━━ Provided data

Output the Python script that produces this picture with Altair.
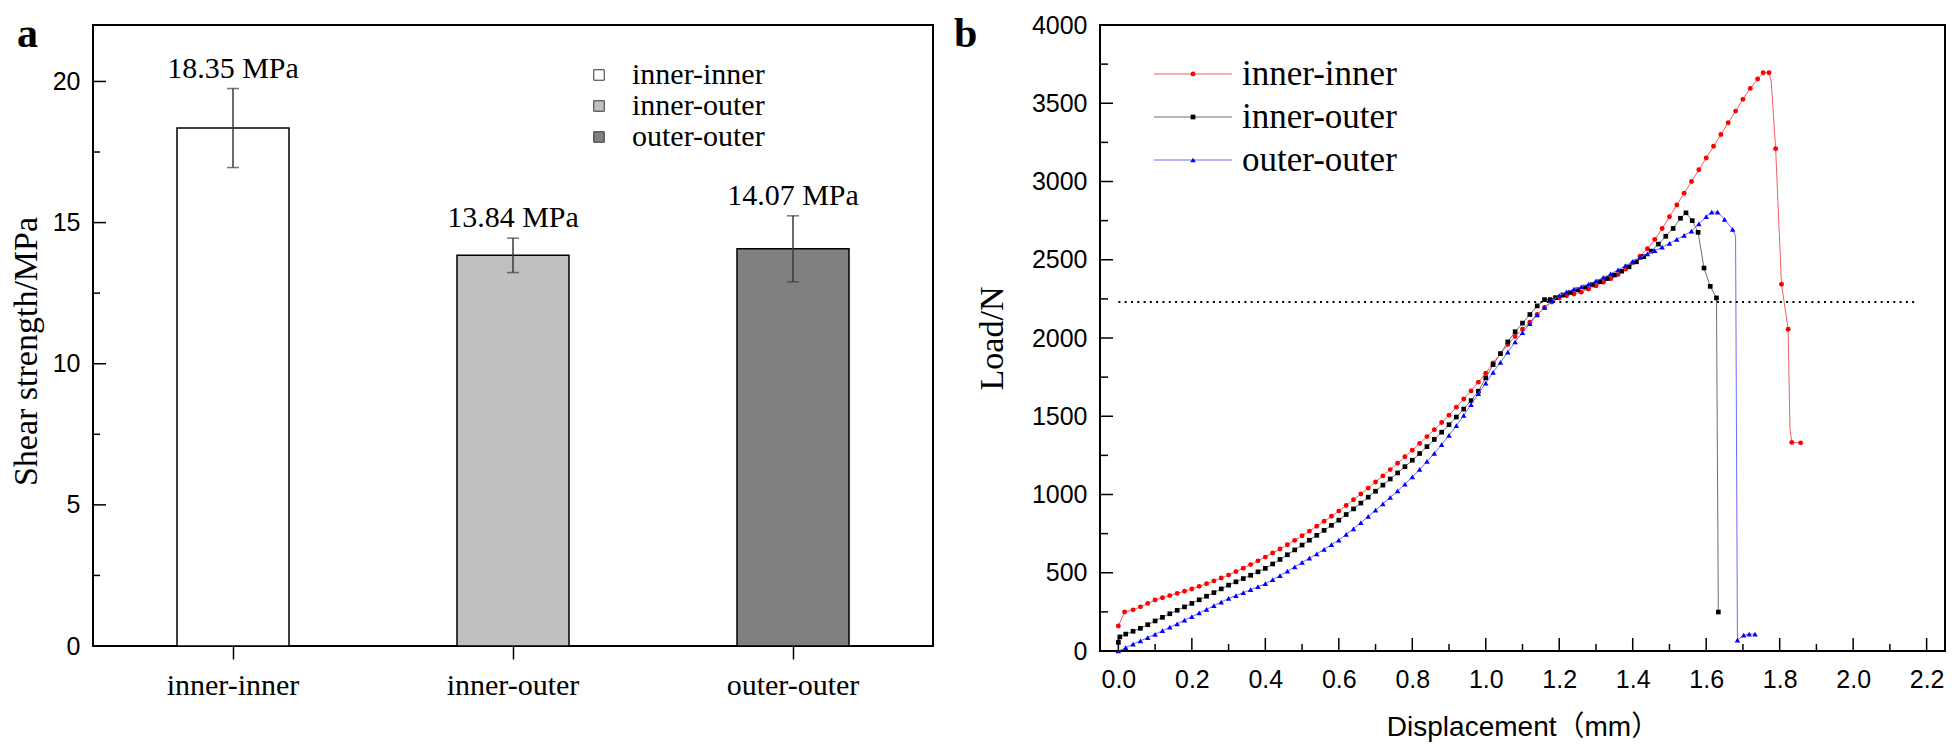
import altair as alt
import pandas as pd

SERIF = "Liberation Serif"
SANS = "Liberation Sans, Noto Sans CJK SC"

# ---------------- panel a data ----------------
categories = ["inner-inner", "inner-outer", "outer-outer"]
shear_strength = [18.35, 13.84, 14.07]
shear_error = [1.40, 0.61, 1.17]
bar_colors = ["#ffffff", "#c0c0c0", "#808080"]
value_labels = ["18.35 MPa", "13.84 MPa", "14.07 MPa"]
a_major_ticks = [0, 5, 10, 15, 20]
a_minor_ticks = [2.5, 7.5, 12.5, 17.5]

# ---------------- panel b data ----------------
ii_x = [0.000, 0.017, 0.04, 0.06, 0.08, 0.10, 0.12, 0.14, 0.16, 0.18, 0.20, 0.22, 0.24, 0.26, 0.28,
        0.30, 0.32, 0.34, 0.36, 0.38, 0.40, 0.42, 0.44, 0.46, 0.48, 0.50, 0.52, 0.54, 0.56, 0.58,
        0.60, 0.62, 0.64, 0.66, 0.68, 0.70, 0.72, 0.74, 0.76, 0.78, 0.80, 0.82, 0.84, 0.86, 0.88,
        0.90, 0.92, 0.94, 0.96, 0.98, 1.00, 1.02, 1.04, 1.06, 1.08, 1.10, 1.12, 1.14, 1.16, 1.18,
        1.20, 1.22, 1.24, 1.26, 1.28, 1.30, 1.32, 1.34, 1.36, 1.38, 1.40, 1.42, 1.44, 1.46, 1.48,
        1.50, 1.52, 1.54, 1.56, 1.58, 1.60, 1.62, 1.64, 1.66, 1.68, 1.70, 1.72, 1.74, 1.755, 1.771,
        1.789, 1.805, 1.823, 1.833, 1.857]
ii_load = [160, 249, 263, 282, 304, 326, 340, 354, 368, 382, 396, 413, 430, 448, 466,
           485, 507, 529, 552, 576, 600, 626, 652, 679, 707, 736, 766, 797, 829, 861,
           894, 930, 966, 1003, 1041, 1080, 1119, 1159, 1200, 1241, 1283, 1326, 1370, 1414, 1460,
           1506, 1558, 1610, 1662, 1718, 1775, 1840, 1900, 1958, 2010, 2056, 2101, 2150, 2195, 2230,
           2255, 2270, 2281, 2293, 2313, 2333, 2356, 2379, 2405, 2440, 2480, 2523, 2570, 2630, 2700,
           2775, 2850, 2925, 3000, 3075, 3150, 3225, 3300, 3375, 3450, 3525, 3595, 3655, 3695, 3695,
           3210, 2343, 2056, 1333, 1330]
ii_bend_x = [1.777, 1.828]
ii_bend_load = [3640, 1420]

io_x = [0.000, 0.004, 0.02, 0.04, 0.06, 0.08, 0.10, 0.12, 0.14, 0.16, 0.18, 0.20, 0.22, 0.24, 0.26,
        0.28, 0.30, 0.32, 0.34, 0.36, 0.38, 0.40, 0.42, 0.44, 0.46, 0.48, 0.50, 0.52, 0.54, 0.56,
        0.58, 0.60, 0.62, 0.64, 0.66, 0.68, 0.70, 0.72, 0.74, 0.76, 0.78, 0.80, 0.82, 0.84, 0.86,
        0.88, 0.90, 0.92, 0.94, 0.96, 0.98, 1.00, 1.02, 1.04, 1.06, 1.08, 1.10, 1.12, 1.14, 1.16,
        1.175, 1.19, 1.21, 1.23, 1.25, 1.27, 1.29, 1.31, 1.33, 1.35, 1.37, 1.39, 1.41, 1.43, 1.45,
        1.47, 1.49, 1.51, 1.53, 1.545, 1.562, 1.578, 1.594, 1.611, 1.628, 1.633]
io_load = [55, 90, 108, 126, 145, 168, 192, 215, 238, 260, 282, 304, 327, 350, 373,
           397, 421, 442, 463, 484, 506, 528, 556, 585, 615, 646, 677, 708, 739, 771,
           803, 836, 872, 908, 945, 983, 1021, 1060, 1099, 1138, 1178, 1219, 1262, 1306, 1352,
           1398, 1446, 1495, 1546, 1600, 1660, 1745, 1830, 1900, 1975, 2040, 2095, 2150, 2205, 2245,
           2245, 2258, 2275, 2292, 2308, 2325, 2342, 2360, 2380, 2402, 2427, 2455, 2487, 2520, 2555,
           2600, 2650, 2700, 2765, 2800, 2750, 2675, 2447, 2330, 2256, 249]

oo_x = [0.00, 0.02, 0.04, 0.06, 0.08, 0.10, 0.12, 0.14, 0.16, 0.18, 0.20, 0.22, 0.24, 0.26, 0.28,
        0.30, 0.32, 0.34, 0.36, 0.38, 0.40, 0.42, 0.44, 0.46, 0.48, 0.50, 0.52, 0.54, 0.56, 0.58,
        0.60, 0.62, 0.64, 0.66, 0.68, 0.70, 0.72, 0.74, 0.76, 0.78, 0.80, 0.82, 0.84, 0.86, 0.88,
        0.90, 0.92, 0.94, 0.96, 0.98, 1.00, 1.02, 1.04, 1.06, 1.08, 1.10, 1.12, 1.14, 1.16, 1.18,
        1.20, 1.22, 1.24, 1.26, 1.28, 1.30, 1.32, 1.34, 1.36, 1.38, 1.40, 1.42, 1.44, 1.46, 1.48,
        1.50, 1.52, 1.54, 1.56, 1.58, 1.60, 1.615, 1.631, 1.650, 1.672, 1.685, 1.702, 1.717, 1.733]
oo_load = [0, 22, 44, 65, 86, 107, 130, 152, 174, 197, 219, 243, 266, 290, 313,
           336, 354, 373, 392, 411, 430, 456, 482, 510, 538, 566, 593, 621, 650, 679,
           709, 745, 781, 820, 860, 900, 940, 981, 1023, 1067, 1112, 1161, 1211, 1263, 1319,
           1378, 1440, 1505, 1575, 1645, 1712, 1780, 1845, 1910, 1975, 2035, 2092, 2148, 2195, 2238,
           2270, 2295, 2312, 2327, 2345, 2365, 2387, 2410, 2435, 2462, 2490, 2515, 2538, 2558, 2580,
           2605, 2630, 2655, 2683, 2730, 2775, 2805, 2805, 2758, 2694, 70, 102, 108, 108]
oo_bend_x = [1.680]
oo_bend_load = [2650]

series_names = ["inner-inner", "inner-outer", "outer-outer"]
line_colors = ["#f06060", "#707070", "#6a6aff"]
marker_colors = ["#ff0000", "#000000", "#0000ff"]
marker_shapes = ["circle", "square", "triangle-up"]
marker_sizes = [24, 22, 30]

ref_load = 2230
ref_x = [0.0, 2.17]

b_x_major = [0.0, 0.2, 0.4, 0.6, 0.8, 1.0, 1.2, 1.4, 1.6, 1.8, 2.0, 2.2]
b_x_minor = [0.1, 0.3, 0.5, 0.7, 0.9, 1.1, 1.3, 1.5, 1.7, 1.9, 2.1]
b_y_major = [0, 500, 1000, 1500, 2000, 2500, 3000, 3500, 4000]
b_y_minor = [250, 750, 1250, 1750, 2250, 2750, 3250, 3750]

TAG_SIZE = 42
TAG_Y = 22

# ---------------- panel a ----------------
WA, HA = 840, 621
dfa = pd.DataFrame({"cat": categories, "v": shear_strength, "e": shear_error, "lab": value_labels})
dfa["lo"] = dfa["v"] - dfa["e"]
dfa["hi"] = dfa["v"] + dfa["e"]

xa = alt.X("cat:N", sort=categories,
           scale=alt.Scale(paddingInner=0.6, paddingOuter=0.3),
           axis=alt.Axis(title=None, labelAngle=0, labelFont=SERIF, labelFontSize=30,
                         labelColor="black", tickSize=13, tickWidth=1.5, tickColor="black",
                         domain=False, labelPadding=11))
ya_scale = alt.Scale(domain=[0, 22], nice=False)

bars = alt.Chart(dfa).mark_bar(stroke="black", strokeWidth=1.5).encode(
    x=xa,
    y=alt.Y("v:Q", scale=ya_scale,
            axis=alt.Axis(values=a_major_ticks, ticks=False, tickSize=0, domain=False, grid=False,
                          labelFont=SANS, labelFontSize=25, labelColor="black", labelPadding=13,
                          title="Shear strength/MPa", titleFont=SERIF, titleFontSize=34,
                          titleFontWeight="normal", titleColor="black", titlePadding=9,
                          titleY=326)),
    fill=alt.Fill("cat:N", sort=categories,
                  scale=alt.Scale(domain=categories, range=bar_colors),
                  legend=alt.Legend(orient="none", legendX=491, legendY=35, title=None,
                                    symbolType="square", symbolSize=110,
                                    symbolStrokeColor="#333333", symbolStrokeWidth=1,
                                    labelFont=SERIF, labelFontSize=30, labelColor="black",
                                    rowPadding=1, padding=0, labelOffset=18)),
)
err_rule = alt.Chart(dfa).mark_rule(color="#3a3a3a", strokeWidth=1.5).encode(
    x=alt.X("cat:N", sort=categories), y="lo:Q", y2="hi:Q")
cap_hi = alt.Chart(dfa).mark_tick(color="#3a3a3a", thickness=1.5, size=12).encode(
    x=alt.X("cat:N", sort=categories), y="hi:Q")
cap_lo = alt.Chart(dfa).mark_tick(color="#3a3a3a", thickness=1.5, size=12).encode(
    x=alt.X("cat:N", sort=categories), y="lo:Q")
val_text = alt.Chart(dfa).mark_text(font=SERIF, fontSize=30, baseline="alphabetic", dy=-11,
                                    color="black").encode(
    x=alt.X("cat:N", sort=categories), y="hi:Q", text="lab:N")
a_maj = alt.Chart(pd.DataFrame({"t": a_major_ticks})).mark_rule(color="black", strokeWidth=1.5).encode(
    y="t:Q", x=alt.value(0), x2=alt.value(13))
a_min = alt.Chart(pd.DataFrame({"t": a_minor_ticks})).mark_rule(color="black", strokeWidth=1.5).encode(
    y="t:Q", x=alt.value(0), x2=alt.value(7))
a_tag = alt.Chart(pd.DataFrame({"t": ["a"]})).mark_text(
    font=SERIF, fontSize=TAG_SIZE, fontWeight="bold", align="left", baseline="alphabetic",
    color="black").encode(text="t:N", x=alt.value(-76), y=alt.value(TAG_Y))

panel_a = alt.layer(bars, err_rule, cap_hi, cap_lo, val_text, a_maj, a_min, a_tag).properties(
    width=WA, height=HA)

# ---------------- panel b ----------------
WB, HB = 845, 626
xb_scale = alt.Scale(domain=[-0.05, 2.25], nice=False, zero=False)
yb_scale = alt.Scale(domain=[0, 4000], nice=False)
xb_axis = alt.Axis(values=b_x_major, format=".1f", ticks=False, tickSize=0, domain=False, grid=False,
                   labelFont=SANS, labelFontSize=25, labelColor="black", labelPadding=16,
                   labelFlush=False, labelOverlap=False,
                   title="Displacement（mm）", titleFont=SANS, titleFontSize=28,
                   titleFontWeight="normal", titleColor="black", titlePadding=21)
yb_axis = alt.Axis(values=b_y_major, format="d", ticks=False, tickSize=0, domain=False, grid=False,
                   labelFont=SANS, labelFontSize=25, labelColor="black", labelPadding=13,
                   labelFlush=False, labelOverlap=False,
                   title="Load/N", titleFont=SERIF, titleFontSize=34, titleFontWeight="normal",
                   titleColor="black", titlePadding=22)

all_series = [
    (ii_x, ii_load, ii_bend_x, ii_bend_load),
    (io_x, io_load, [], []),
    (oo_x, oo_load, oo_bend_x, oo_bend_load),
]

b_layers = []
first = True
for k, (sx, sy, bx, by) in enumerate(all_series):
    pts = pd.DataFrame({"x": sx, "load": sy})
    line_df = pd.DataFrame({"x": list(sx) + list(bx), "load": list(sy) + list(by)})
    line_df = line_df.sort_values("x").reset_index(drop=True)
    line_df["i"] = range(len(line_df))
    if first:
        xe = alt.X("x:Q", scale=xb_scale, axis=xb_axis)
        ye = alt.Y("load:Q", scale=yb_scale, axis=yb_axis)
        first = False
    else:
        xe = alt.X("x:Q")
        ye = alt.Y("load:Q")
    b_layers.append(alt.Chart(line_df).mark_line(color=line_colors[k], strokeWidth=1).encode(
        x=xe, y=ye, order="i:Q"))
    b_layers.append(alt.Chart(pts).mark_point(shape=marker_shapes[k], filled=True, opacity=1,
                                              size=marker_sizes[k], color=marker_colors[k]).encode(
        x="x:Q", y="load:Q"))

ref_line = alt.Chart(pd.DataFrame({"x": [ref_x[0]], "x2": [ref_x[1]], "load": [ref_load]})).mark_rule(
    color="black", strokeWidth=2, strokeDash=[2, 4.3]).encode(x="x:Q", x2="x2:Q", y="load:Q")

bx_maj = alt.Chart(pd.DataFrame({"t": b_x_major})).mark_rule(color="black", strokeWidth=1.5).encode(
    x="t:Q", y=alt.value(HB), y2=alt.value(HB - 13))
bx_min = alt.Chart(pd.DataFrame({"t": b_x_minor})).mark_rule(color="black", strokeWidth=1.5).encode(
    x="t:Q", y=alt.value(HB), y2=alt.value(HB - 7))
by_maj = alt.Chart(pd.DataFrame({"t": b_y_major})).mark_rule(color="black", strokeWidth=1.5).encode(
    y="t:Q", x=alt.value(0), x2=alt.value(13))
by_min = alt.Chart(pd.DataFrame({"t": b_y_minor})).mark_rule(color="black", strokeWidth=1.5).encode(
    y="t:Q", x=alt.value(0), x2=alt.value(8))

legend_rows = [49, 92, 135]
leg_layers = []
for k, name in enumerate(series_names):
    yy = legend_rows[k]
    one = pd.DataFrame({"n": [name]})
    leg_layers.append(alt.Chart(one).mark_rule(color=line_colors[k], strokeWidth=1.2).encode(
        x=alt.value(54), x2=alt.value(132), y=alt.value(yy)))
    leg_layers.append(alt.Chart(one).mark_point(shape=marker_shapes[k], filled=True, opacity=1,
                                                size=marker_sizes[k], color=marker_colors[k]).encode(
        x=alt.value(93), y=alt.value(yy)))
    leg_layers.append(alt.Chart(one).mark_text(font=SERIF, fontSize=35, align="left", baseline="middle",
                                               color="black").encode(
        text="n:N", x=alt.value(142), y=alt.value(yy)))

b_tag = alt.Chart(pd.DataFrame({"t": ["b"]})).mark_text(
    font=SERIF, fontSize=TAG_SIZE, fontWeight="bold", align="left", baseline="alphabetic",
    color="black").encode(text="t:N", x=alt.value(-146), y=alt.value(TAG_Y))

panel_b = alt.layer(*b_layers, ref_line, bx_maj, bx_min, by_maj, by_min, *leg_layers, b_tag).properties(
    width=WB, height=HB)

chart = alt.hconcat(panel_a, panel_b, spacing=19).resolve_scale(
    x="independent", y="independent", fill="independent"
).properties(
    padding={"left": 0, "top": 4, "right": 0, "bottom": 0}, background="white"
).configure_view(
    stroke="black", strokeWidth=2
)

chart.save("out.html", embed_options={"renderer": "svg", "actions": False})
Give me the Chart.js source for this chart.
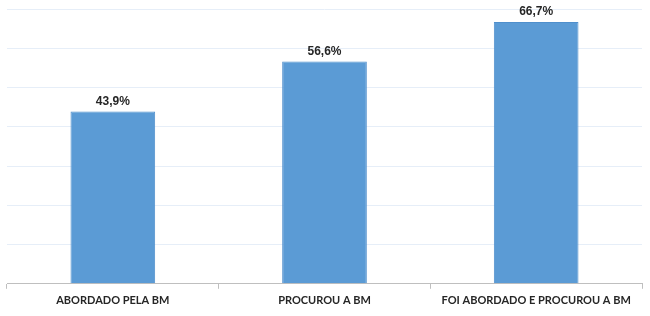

━━━━

*Exercise task:*
Repeat only what runs from the first line of the records above to the line with "a_minor_ticks = [2.5, 7.5, 12.5, 17.5]", both included, word for word, minus the pictures.

*Task output:*
Output the Python script that produces this picture with Altair.
import altair as alt
import pandas as pd

SERIF = "Liberation Serif"
SANS = "Liberation Sans, Noto Sans CJK SC"

# ---------------- panel a data ----------------
categories = ["inner-inner", "inner-outer", "outer-outer"]
shear_strength = [18.35, 13.84, 14.07]
shear_error = [1.40, 0.61, 1.17]
bar_colors = ["#ffffff", "#c0c0c0", "#808080"]
value_labels = ["18.35 MPa", "13.84 MPa", "14.07 MPa"]
a_major_ticks = [0, 5, 10, 15, 20]
a_minor_ticks = [2.5, 7.5, 12.5, 17.5]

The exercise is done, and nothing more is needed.